Request — From the top of the records below down to the line containing "traps not seen\\on", reproduce every line exactly.

Supplied records —
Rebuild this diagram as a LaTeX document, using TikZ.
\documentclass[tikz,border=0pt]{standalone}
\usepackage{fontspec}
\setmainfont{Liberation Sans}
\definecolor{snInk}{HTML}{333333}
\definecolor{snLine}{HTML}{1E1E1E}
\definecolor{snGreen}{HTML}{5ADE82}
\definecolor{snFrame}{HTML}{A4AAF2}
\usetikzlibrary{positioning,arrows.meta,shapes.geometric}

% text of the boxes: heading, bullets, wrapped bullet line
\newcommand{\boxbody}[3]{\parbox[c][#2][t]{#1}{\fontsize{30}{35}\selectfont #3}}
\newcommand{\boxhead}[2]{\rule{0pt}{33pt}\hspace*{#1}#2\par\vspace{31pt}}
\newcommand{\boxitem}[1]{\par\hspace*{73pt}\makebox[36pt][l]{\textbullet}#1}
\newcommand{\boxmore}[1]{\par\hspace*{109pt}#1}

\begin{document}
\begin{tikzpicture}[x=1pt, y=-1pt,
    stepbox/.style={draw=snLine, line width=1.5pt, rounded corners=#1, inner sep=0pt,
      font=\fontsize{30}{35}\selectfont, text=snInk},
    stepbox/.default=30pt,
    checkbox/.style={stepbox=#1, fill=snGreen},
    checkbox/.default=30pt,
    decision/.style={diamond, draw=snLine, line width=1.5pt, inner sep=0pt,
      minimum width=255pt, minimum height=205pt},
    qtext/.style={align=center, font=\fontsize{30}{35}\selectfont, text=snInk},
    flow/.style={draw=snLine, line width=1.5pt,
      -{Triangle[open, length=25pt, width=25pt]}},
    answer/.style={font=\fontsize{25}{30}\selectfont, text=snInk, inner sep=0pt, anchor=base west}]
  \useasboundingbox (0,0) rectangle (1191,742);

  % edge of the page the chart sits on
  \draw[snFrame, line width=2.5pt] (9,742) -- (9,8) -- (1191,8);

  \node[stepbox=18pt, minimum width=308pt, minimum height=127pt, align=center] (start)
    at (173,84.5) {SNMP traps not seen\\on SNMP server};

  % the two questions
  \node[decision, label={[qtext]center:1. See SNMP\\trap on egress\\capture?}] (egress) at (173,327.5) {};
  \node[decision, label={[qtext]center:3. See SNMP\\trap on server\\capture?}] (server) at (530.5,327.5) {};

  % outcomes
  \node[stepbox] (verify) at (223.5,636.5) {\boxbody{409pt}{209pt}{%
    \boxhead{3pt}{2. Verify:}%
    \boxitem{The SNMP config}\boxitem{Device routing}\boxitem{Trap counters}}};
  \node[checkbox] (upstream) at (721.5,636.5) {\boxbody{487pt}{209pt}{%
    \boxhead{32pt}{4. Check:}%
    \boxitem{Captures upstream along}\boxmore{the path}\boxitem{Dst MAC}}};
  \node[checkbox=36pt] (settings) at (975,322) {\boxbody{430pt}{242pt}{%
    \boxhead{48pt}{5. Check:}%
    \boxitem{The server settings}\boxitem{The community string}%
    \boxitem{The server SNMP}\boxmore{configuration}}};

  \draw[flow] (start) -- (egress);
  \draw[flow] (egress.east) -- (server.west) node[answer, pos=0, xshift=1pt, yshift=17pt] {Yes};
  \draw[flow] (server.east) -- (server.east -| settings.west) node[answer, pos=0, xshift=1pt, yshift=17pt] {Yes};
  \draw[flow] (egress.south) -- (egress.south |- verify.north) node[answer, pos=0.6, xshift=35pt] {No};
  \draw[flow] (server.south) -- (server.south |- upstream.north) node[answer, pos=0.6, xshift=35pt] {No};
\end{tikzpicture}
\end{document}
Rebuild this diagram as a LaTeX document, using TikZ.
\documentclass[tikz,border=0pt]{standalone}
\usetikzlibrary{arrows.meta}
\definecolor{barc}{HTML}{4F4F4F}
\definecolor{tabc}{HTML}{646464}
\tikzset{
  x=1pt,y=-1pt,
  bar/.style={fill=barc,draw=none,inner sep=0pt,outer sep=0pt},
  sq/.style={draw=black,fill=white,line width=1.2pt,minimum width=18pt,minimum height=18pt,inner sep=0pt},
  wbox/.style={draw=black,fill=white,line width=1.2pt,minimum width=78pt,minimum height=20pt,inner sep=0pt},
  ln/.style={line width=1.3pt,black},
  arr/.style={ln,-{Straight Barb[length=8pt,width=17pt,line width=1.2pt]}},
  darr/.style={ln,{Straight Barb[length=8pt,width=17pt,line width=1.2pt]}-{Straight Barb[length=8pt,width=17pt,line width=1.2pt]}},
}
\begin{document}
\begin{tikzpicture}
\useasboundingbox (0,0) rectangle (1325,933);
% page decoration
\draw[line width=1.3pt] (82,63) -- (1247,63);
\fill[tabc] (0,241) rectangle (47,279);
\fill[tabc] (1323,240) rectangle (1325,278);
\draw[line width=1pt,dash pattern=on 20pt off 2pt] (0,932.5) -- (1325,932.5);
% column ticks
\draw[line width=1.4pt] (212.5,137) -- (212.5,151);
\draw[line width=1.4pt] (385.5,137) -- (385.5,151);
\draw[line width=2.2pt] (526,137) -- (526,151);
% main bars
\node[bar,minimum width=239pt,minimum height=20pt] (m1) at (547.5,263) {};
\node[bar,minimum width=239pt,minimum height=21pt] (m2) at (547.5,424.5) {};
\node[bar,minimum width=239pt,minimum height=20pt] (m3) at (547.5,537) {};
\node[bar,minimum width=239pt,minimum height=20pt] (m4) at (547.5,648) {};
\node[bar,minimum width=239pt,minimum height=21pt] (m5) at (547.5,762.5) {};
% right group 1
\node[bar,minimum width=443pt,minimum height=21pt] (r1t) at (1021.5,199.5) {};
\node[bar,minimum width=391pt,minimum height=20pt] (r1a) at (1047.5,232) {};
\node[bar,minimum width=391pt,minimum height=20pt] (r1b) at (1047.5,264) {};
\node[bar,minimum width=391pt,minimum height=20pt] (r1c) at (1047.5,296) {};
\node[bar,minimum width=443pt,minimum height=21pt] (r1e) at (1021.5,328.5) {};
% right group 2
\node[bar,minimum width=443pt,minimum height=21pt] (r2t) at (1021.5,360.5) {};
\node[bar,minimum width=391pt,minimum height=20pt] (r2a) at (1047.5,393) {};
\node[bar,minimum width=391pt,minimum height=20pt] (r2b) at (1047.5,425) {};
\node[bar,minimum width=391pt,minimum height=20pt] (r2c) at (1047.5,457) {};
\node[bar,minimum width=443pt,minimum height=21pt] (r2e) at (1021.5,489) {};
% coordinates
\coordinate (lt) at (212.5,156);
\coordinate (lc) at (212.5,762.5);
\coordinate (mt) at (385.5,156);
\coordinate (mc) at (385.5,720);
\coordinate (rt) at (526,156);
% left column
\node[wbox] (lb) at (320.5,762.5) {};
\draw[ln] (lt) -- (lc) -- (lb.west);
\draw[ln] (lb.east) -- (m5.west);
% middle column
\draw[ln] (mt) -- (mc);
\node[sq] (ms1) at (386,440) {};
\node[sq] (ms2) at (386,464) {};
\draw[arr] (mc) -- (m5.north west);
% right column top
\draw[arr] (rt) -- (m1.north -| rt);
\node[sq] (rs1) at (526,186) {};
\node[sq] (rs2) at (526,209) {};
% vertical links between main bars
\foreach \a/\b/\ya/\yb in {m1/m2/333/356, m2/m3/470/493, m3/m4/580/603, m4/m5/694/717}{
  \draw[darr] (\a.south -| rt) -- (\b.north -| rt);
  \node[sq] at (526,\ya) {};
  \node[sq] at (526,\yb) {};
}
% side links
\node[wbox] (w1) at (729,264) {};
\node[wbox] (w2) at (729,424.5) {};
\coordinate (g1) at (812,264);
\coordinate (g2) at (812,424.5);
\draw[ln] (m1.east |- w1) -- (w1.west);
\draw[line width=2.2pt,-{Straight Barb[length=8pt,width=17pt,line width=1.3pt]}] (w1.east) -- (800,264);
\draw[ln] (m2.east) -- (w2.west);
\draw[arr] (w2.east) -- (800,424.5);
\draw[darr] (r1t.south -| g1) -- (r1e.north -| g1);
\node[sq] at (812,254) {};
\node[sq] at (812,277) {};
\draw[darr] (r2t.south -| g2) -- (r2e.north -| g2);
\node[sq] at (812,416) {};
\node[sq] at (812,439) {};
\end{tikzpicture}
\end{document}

Written reply —
Rebuild this diagram as a LaTeX document, using TikZ.
\documentclass[tikz,border=0pt]{standalone}
\usepackage{fontspec}
\setmainfont{Liberation Sans}
\definecolor{snInk}{HTML}{333333}
\definecolor{snLine}{HTML}{1E1E1E}
\definecolor{snGreen}{HTML}{5ADE82}
\definecolor{snFrame}{HTML}{A4AAF2}
\usetikzlibrary{positioning,arrows.meta,shapes.geometric}

% text of the boxes: heading, bullets, wrapped bullet line
\newcommand{\boxbody}[3]{\parbox[c][#2][t]{#1}{\fontsize{30}{35}\selectfont #3}}
\newcommand{\boxhead}[2]{\rule{0pt}{33pt}\hspace*{#1}#2\par\vspace{31pt}}
\newcommand{\boxitem}[1]{\par\hspace*{73pt}\makebox[36pt][l]{\textbullet}#1}
\newcommand{\boxmore}[1]{\par\hspace*{109pt}#1}

\begin{document}
\begin{tikzpicture}[x=1pt, y=-1pt,
    stepbox/.style={draw=snLine, line width=1.5pt, rounded corners=#1, inner sep=0pt,
      font=\fontsize{30}{35}\selectfont, text=snInk},
    stepbox/.default=30pt,
    checkbox/.style={stepbox=#1, fill=snGreen},
    checkbox/.default=30pt,
    decision/.style={diamond, draw=snLine, line width=1.5pt, inner sep=0pt,
      minimum width=255pt, minimum height=205pt},
    qtext/.style={align=center, font=\fontsize{30}{35}\selectfont, text=snInk},
    flow/.style={draw=snLine, line width=1.5pt,
      -{Triangle[open, length=25pt, width=25pt]}},
    answer/.style={font=\fontsize{25}{30}\selectfont, text=snInk, inner sep=0pt, anchor=base west}]
  \useasboundingbox (0,0) rectangle (1191,742);

  % edge of the page the chart sits on
  \draw[snFrame, line width=2.5pt] (9,742) -- (9,8) -- (1191,8);

  \node[stepbox=18pt, minimum width=308pt, minimum height=127pt, align=center] (start)
    at (173,84.5) {SNMP traps not seen\\on SNMP server};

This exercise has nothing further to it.